• Written instruction: Leave out any picture and return the remaining listing below exactly as given.

• Supplied information:
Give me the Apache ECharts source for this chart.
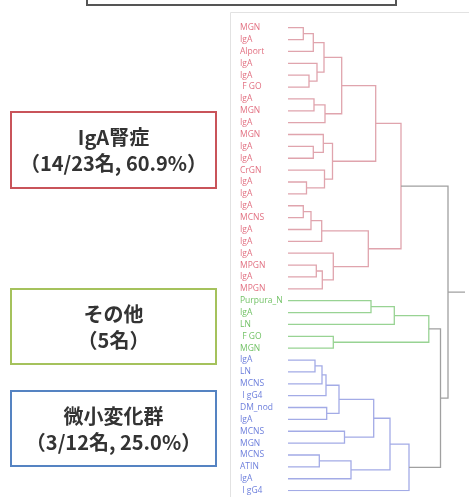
<!DOCTYPE html>
<html>
<head>
<meta charset="utf-8">
<script src="https://cdn.jsdelivr.net/npm/echarts@6/dist/echarts.min.js"></script>
<style>
  html, body { margin: 0; padding: 0; background: #fff; }
  #main { width: 469px; height: 497px; }
</style>
</head>
<body>
<div id="main"></div>
<script>
// leaf labels, top to bottom
const leaves = [
  'MGN', 'IgA', 'Alport', 'IgA', 'IgA', ' F GO', 'IgA', 'MGN', 'IgA', 'MGN',
  'IgA', 'IgA', 'CrGN', 'IgA', 'IgA', 'IgA', 'MCNS', 'IgA', 'IgA', 'IgA',
  'MPGN', 'IgA', 'MPGN',
  'Purpura_N', 'IgA', 'LN', ' F GO', 'MGN',
  'IgA', 'LN', 'MCNS', ' I gG4', 'DM_nod', 'IgA', 'MCNS', 'MGN', 'MCNS', 'ATIN',
  'IgA', ' I gG4'
];
// cluster of each leaf: 0 = red, 1 = green, 2 = blue
const leafGroup = [
  0,0,0,0,0,0,0,0,0,0,0,0,0,0,0,0,0,0,0,0,0,0,0,
  1,1,1,1,1,
  2,2,2,2,2,2,2,2,2,2,2,2
];
// merges like a linkage table: [child a, child b, height]; ids >= 40 are earlier merges
const merges = [
  [0, 1, 1.53], [40, 2, 2.53], [4, 5, 2.1], [3, 42, 2.9], [41, 43, 3.6],
  [6, 7, 2.6], [45, 8, 3.7], [44, 46, 5.37], [10, 11, 2.53], [9, 48, 3.53],
  [13, 14, 1.85], [12, 50, 3.65], [49, 51, 4.45], [47, 52, 8.77],
  [15, 16, 1.53], [54, 17, 2.3], [55, 18, 3.37], [20, 21, 2.83], [57, 22, 3.43],
  [19, 58, 4.53], [56, 59, 8.03], [53, 60, 11.3],
  [23, 24, 8.3], [62, 25, 10.63], [26, 27, 4.53], [63, 64, 14.08],
  [28, 29, 2.7], [66, 30, 3.4], [67, 31, 3.8], [32, 33, 3.87], [68, 69, 5.1],
  [34, 35, 5.65], [70, 71, 8.57], [36, 37, 3.13], [73, 38, 6.3], [72, 74, 10.2],
  [75, 39, 12.1],
  [65, 76, 15.25], [61, 77, 16.0]
];
const rootStub = 1.7;

const groupColors = ['#e0a4ad', '#98d393', '#a3abe6', '#a0a0a0'];
const labelColors = ['#e27182', '#72c266', '#6d7fdc'];

// node positions
const nodeY = leaves.map((_, i) => i);
const nodeH = leaves.map(() => 0);
const nodeG = leafGroup.slice();
const links = [];
merges.forEach(function (m) {
  const a = m[0], b = m[1], h = m[2];
  const g = nodeG[a] === nodeG[b] ? nodeG[a] : 3;
  links.push({
    coords: [[nodeH[a], nodeY[a]], [h, nodeY[a]], [h, nodeY[b]], [nodeH[b], nodeY[b]]],
    lineStyle: { color: groupColors[g] }
  });
  nodeY.push((nodeY[a] + nodeY[b]) / 2);
  nodeH.push(h);
  nodeG.push(g);
});
const root = nodeY.length - 1;
links.push({
  coords: [[nodeH[root], nodeY[root]], [nodeH[root] + rootStub, nodeY[root]]],
  lineStyle: { color: groupColors[3] }
});

const chart = echarts.init(document.getElementById('main'));

const boxes = [
  { top: 112, height: 76, color: '#c9545a', lines: ['IgA腎症', '（14/23名, 60.9%）'] },
  { top: 289, height: 75, color: '#a5c25c', lines: ['その他', '（5名）'] },
  { top: 391, height: 75, color: '#5583c2', lines: ['微小変化群', '（3/12名, 25.0%）'] }
];
const graphics = [
  { type: 'rect', shape: { x: 87, y: -20, width: 309, height: 25 },
    style: { fill: '#fff', stroke: '#555', lineWidth: 2 } },
  { type: 'rect', shape: { x: 230.5, y: 12.5, width: 245, height: 500 },
    style: { fill: 'none', stroke: '#e2e2e2', lineWidth: 1 } }
];
boxes.forEach(function (b) {
  graphics.push({
    type: 'rect', shape: { x: 11, y: b.top, width: 205, height: b.height },
    style: { fill: '#fff', stroke: b.color, lineWidth: 2 }
  });
  b.lines.forEach(function (t, k) {
    graphics.push({
      type: 'text', x: 113.5, y: b.top + 25 + k * 26,
      style: {
        text: t, fill: '#333', font: 'bold 20px "Noto Sans CJK JP", sans-serif',
        textAlign: 'center', textVerticalAlign: 'middle'
      }
    });
  });
});

chart.setOption({
  animation: false,
  grid: { left: 288, width: 180, top: 27.7, height: 462.9 },
  xAxis: {
    type: 'value', min: 0, max: 18,
    axisLine: { show: false }, axisTick: { show: false },
    axisLabel: { show: false }, splitLine: { show: false }
  },
  yAxis: {
    type: 'value', min: 0, max: leaves.length - 1, interval: 1, inverse: true,
    axisLine: { show: false }, axisTick: { show: false }, splitLine: { show: false },
    axisLabel: {
      align: 'left', margin: 48, fontSize: 8.5,
      fontFamily: '"Open Sans", sans-serif',
      formatter: function (v) { return '{g' + leafGroup[v] + '|' + leaves[v] + '}'; },
      rich: {
        g0: { color: labelColors[0], fontSize: 8.5 },
        g1: { color: labelColors[1], fontSize: 8.5 },
        g2: { color: labelColors[2], fontSize: 8.5 }
      }
    }
  },
  series: [{
    type: 'lines',
    coordinateSystem: 'cartesian2d',
    polyline: true,
    lineStyle: { width: 1.3, opacity: 1 },
    data: links
  }],
  graphic: graphics
});
</script>
</body>
</html>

• Response to this task:
Give me the Apache ECharts source for this chart.
<!DOCTYPE html>
<html>
<head>
<meta charset="utf-8">
<script src="https://cdn.jsdelivr.net/npm/echarts@6/dist/echarts.min.js"></script>
<style>
  html, body { margin: 0; padding: 0; background: #fff; }
  #main { width: 469px; height: 497px; }
</style>
</head>
<body>
<div id="main"></div>
<script>
// leaf labels, top to bottom
const leaves = [
  'MGN', 'IgA', 'Alport', 'IgA', 'IgA', ' F GO', 'IgA', 'MGN', 'IgA', 'MGN',
  'IgA', 'IgA', 'CrGN', 'IgA', 'IgA', 'IgA', 'MCNS', 'IgA', 'IgA', 'IgA',
  'MPGN', 'IgA', 'MPGN',
  'Purpura_N', 'IgA', 'LN', ' F GO', 'MGN',
  'IgA', 'LN', 'MCNS', ' I gG4', 'DM_nod', 'IgA', 'MCNS', 'MGN', 'MCNS', 'ATIN',
  'IgA', ' I gG4'
];
// cluster of each leaf: 0 = red, 1 = green, 2 = blue
const leafGroup = [
  0,0,0,0,0,0,0,0,0,0,0,0,0,0,0,0,0,0,0,0,0,0,0,
  1,1,1,1,1,
  2,2,2,2,2,2,2,2,2,2,2,2
];
// merges like a linkage table: [child a, child b, height]; ids >= 40 are earlier merges
const merges = [
  [0, 1, 1.53], [40, 2, 2.53], [4, 5, 2.1], [3, 42, 2.9], [41, 43, 3.6],
  [6, 7, 2.6], [45, 8, 3.7], [44, 46, 5.37], [10, 11, 2.53], [9, 48, 3.53],
  [13, 14, 1.85], [12, 50, 3.65], [49, 51, 4.45], [47, 52, 8.77],
  [15, 16, 1.53], [54, 17, 2.3], [55, 18, 3.37], [20, 21, 2.83], [57, 22, 3.43],
  [19, 58, 4.53], [56, 59, 8.03], [53, 60, 11.3],
  [23, 24, 8.3], [62, 25, 10.63], [26, 27, 4.53], [63, 64, 14.08],
  [28, 29, 2.7], [66, 30, 3.4], [67, 31, 3.8], [32, 33, 3.87], [68, 69, 5.1],
  [34, 35, 5.65], [70, 71, 8.57], [36, 37, 3.13], [73, 38, 6.3], [72, 74, 10.2],
  [75, 39, 12.1],
  [65, 76, 15.25], [61, 77, 16.0]
];
const rootStub = 1.7;

const groupColors = ['#e0a4ad', '#98d393', '#a3abe6', '#a0a0a0'];
const labelColors = ['#e27182', '#72c266', '#6d7fdc'];

// node positions
const nodeY = leaves.map((_, i) => i);
const nodeH = leaves.map(() => 0);
const nodeG = leafGroup.slice();
const links = [];
merges.forEach(function (m) {
  const a = m[0], b = m[1], h = m[2];
  const g = nodeG[a] === nodeG[b] ? nodeG[a] : 3;
  links.push({
    coords: [[nodeH[a], nodeY[a]], [h, nodeY[a]], [h, nodeY[b]], [nodeH[b], nodeY[b]]],
    lineStyle: { color: groupColors[g] }
  });
  nodeY.push((nodeY[a] + nodeY[b]) / 2);
  nodeH.push(h);
  nodeG.push(g);
});
const root = nodeY.length - 1;
links.push({
  coords: [[nodeH[root], nodeY[root]], [nodeH[root] + rootStub, nodeY[root]]],
  lineStyle: { color: groupColors[3] }
});

const chart = echarts.init(document.getElementById('main'));

const boxes = [
  { top: 112, height: 76, color: '#c9545a', lines: ['IgA腎症', '（14/23名, 60.9%）'] },
  { top: 289, height: 75, color: '#a5c25c', lines: ['その他', '（5名）'] },
  { top: 391, height: 75, color: '#5583c2', lines: ['微小変化群', '（3/12名, 25.0%）'] }
];
const graphics = [
  { type: 'rect', shape: { x: 87, y: -20, width: 309, height: 25 },
    style: { fill: '#fff', stroke: '#555', lineWidth: 2 } },
  { type: 'rect', shape: { x: 230.5, y: 12.5, width: 245, height: 500 },
    style: { fill: 'none', stroke: '#e2e2e2', lineWidth: 1 } }
];
boxes.forEach(function (b) {
  graphics.push({
    type: 'rect', shape: { x: 11, y: b.top, width: 205, height: b.height },
    style: { fill: '#fff', stroke: b.color, lineWidth: 2 }
  });
  b.lines.forEach(function (t, k) {
    graphics.push({
      type: 'text', x: 113.5, y: b.top + 25 + k * 26,
      style: {
        text: t, fill: '#333', font: 'bold 20px "Noto Sans CJK JP", sans-serif',
        textAlign: 'center', textVerticalAlign: 'middle'
      }
    });
  });
});

chart.setOption({
  animation: false,
  grid: { left: 288, width: 180, top: 27.7, height: 462.9 },
  xAxis: {
    type: 'value', min: 0, max: 18,
    axisLine: { show: false }, axisTick: { show: false },
    axisLabel: { show: false }, splitLine: { show: false }
  },
  yAxis: {
    type: 'value', min: 0, max: leaves.length - 1, interval: 1, inverse: true,
    axisLine: { show: false }, axisTick: { show: false }, splitLine: { show: false },
    axisLabel: {
      align: 'left', margin: 48, fontSize: 8.5,
      fontFamily: '"Open Sans", sans-serif',
      formatter: function (v) { return '{g' + leafGroup[v] + '|' + leaves[v] + '}'; },
      rich: {
        g0: { color: labelColors[0], fontSize: 8.5 },
        g1: { color: labelColors[1], fontSize: 8.5 },
        g2: { color: labelColors[2], fontSize: 8.5 }
      }
    }
  },
  series: [{
    type: 'lines',
    coordinateSystem: 'cartesian2d',
    polyline: true,
    lineStyle: { width: 1.3, opacity: 1 },
    data: links
  }],
  graphic: graphics
});
</script>
</body>
</html>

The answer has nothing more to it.